June 1, 2011 —
Spc. Christopher C. Johnson checks the sights on his M4 rifle during a patrol in Spera District, Khowst province, Afghanistan.Photo by Staff Sgt. John Zumer.
KHOWST PROVINCE, Afghanistan (May 30, 2011) — Coalition and Afghan National Security Forces concluded Operation Maiwan III in eastern Afghanistan May 19, 2011.
The operation, conducted May 14-19, in the Spera district of Khowst province, had several goals. In addition to eliminating insurgents and denying them safe havens from which to launch attacks, planners said it was important to show the Afghan population that International Security Assistance Forces and Afghan forces can and will conduct operations anytime, even in remote areas near Afghanistan’s border with Pakistan.
Soldiers participating in the operation held a pre-mission briefing to set the focus and energy for the operation.
“Everyone must be ready for a fight at all times,” said Lt. Col. Mark Borowski, commander of 6th Squadron, 4th Cavalry Regiment, Task Force Raider, 3rd Brigade Combat Team, 1st Infantry Division.

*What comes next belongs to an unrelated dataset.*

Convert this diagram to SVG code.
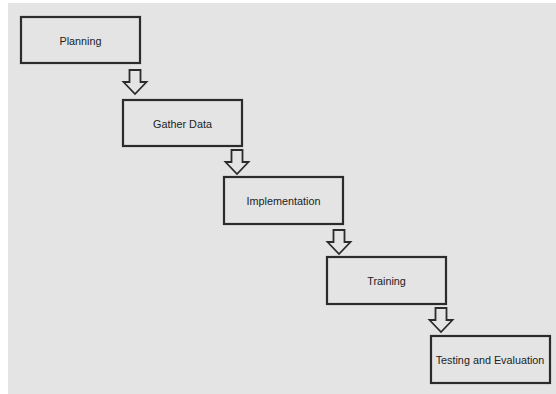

Once begun, the Soldiers of Task Force Raider joined with others from Task Force Duke and Afghan National Security Forces, or ANSF, to attack and disrupt the enemy. The Solders helped drive insurgents from the district so Soldiers from the 4th Brigade Combat Team, 101st Airborne Div., Task Force Currahee, in Paktika province, could engage them.
Additionally, the Soldiers helped secure main thoroughfares necessary to help promote local commerce and restrict insurgent travel.
For many Afghans the operation and presence of troops bent on ridding the area of insurgents was a welcome change of pace.
“The people were happy to see ANA (Afghan National Army) and coalition forces here to stay and provide security,” said Afghan National Army Capt. Mahmmad Ayi, commander of Headquarters and Headquarters Company, 4th Battalion, 1st Brigade, ANA.
“It was a good and effective operation. We stayed here for four days, and showed the enemy that sanctuaries and safe havens can’t be established here,” Ayi said.
The enemy appeared to get the message, and expected levels of insurgent activity failed to materialize, said Borowski.
“We honestly didn’t see the enemy presence we thought we might see,” said Borowski, adding that a few months ago Spera had been a significant thoroughfare for insurgents traveling across the Pakistan border.
“We thought we’d have large-scale engagements with insurgent forces based on past experience in the area, both during a previous deployment and the previous engagements encountered by [Task Force Rakkasan] when they were here last year,” said Maj. Damon Harris, operations officer of the 3rd Brigade Combat Team, 1st Inf. Div., Task Force Duke.
According to mission planners the outcome of the operation was a success, despite the low level of insurgent activity. Mission planners said the troops and leadership proved they could sustain operations while continuing to focus elsewhere in Task Force Raider’s area of responsibility, and they gathered reliable intelligence on the enemy.
Perhaps most importantly, however, Operation Maiwan III succeeded on at least two crucial levels; the Soldiers had successful inter-army cooperation and coalition and government of the Islamic Republic of Afghanistan entities built trust with the local population, said Browski.
“The operation was completely partnered. All the ANA that I saw and heard about performed well, and proved they could sustain themselves out in the field,” said Borowski.
The strong show of force of coalition and ANSF against the enemies of Afghanistan, in such a remote location, sent a strong message, said Harris
Harris said enemy contact was low due to the overwhelming combat power, both ground and air massed in Spera district and Paktika province. Insurgents had little choice but to move south into engagement areas established by Task Force Currahee in Paktika, he said.
Still, there were measurable successes, said Harris. Task Force Duke gathered critical intelligence for use in future operations, and the people in Spera district saw their legitimate government take an interest in outlying population centers, he said.
“It’s important that we come down here and show the people and the enemy that we haven’t forgotten about this place, and that we can and will go where we need to,” said Borowski. “People were very receptive and willing to talk.”
Ayi agreed and said Afghan officials didn’t forget the villagers either.
“Khowst Governor Naeemi came to the Spera district center, and it was good for the people to see him and hear about upcoming projects,” said Ayi.
Harris also felt the importance of the visit couldn’t be overstated.
“I believe the most beneficial event during the operation was the first key leader engagement conducted at the district center that involved the Khowst provincial governor. [It] gave local elders the ability to voice their concerns and what they believe as the way forward in Spera,” he said.
Task Force Raiders will continue assisting the ANA in building a safer and more secure Afghanistan, said Borowski.
“We’re going to go back to focusing on places we had been [in] and focus on whatever missions come down the road,” said Borowski.
Sgt. Ismael Rodriguez, a cavalry scout with Task Force Raider, echoed the sentiment.
“I think the insurgents will realize they’re either going to have to fight us or draw down. We’re not going anywhere,” said Rodriguez.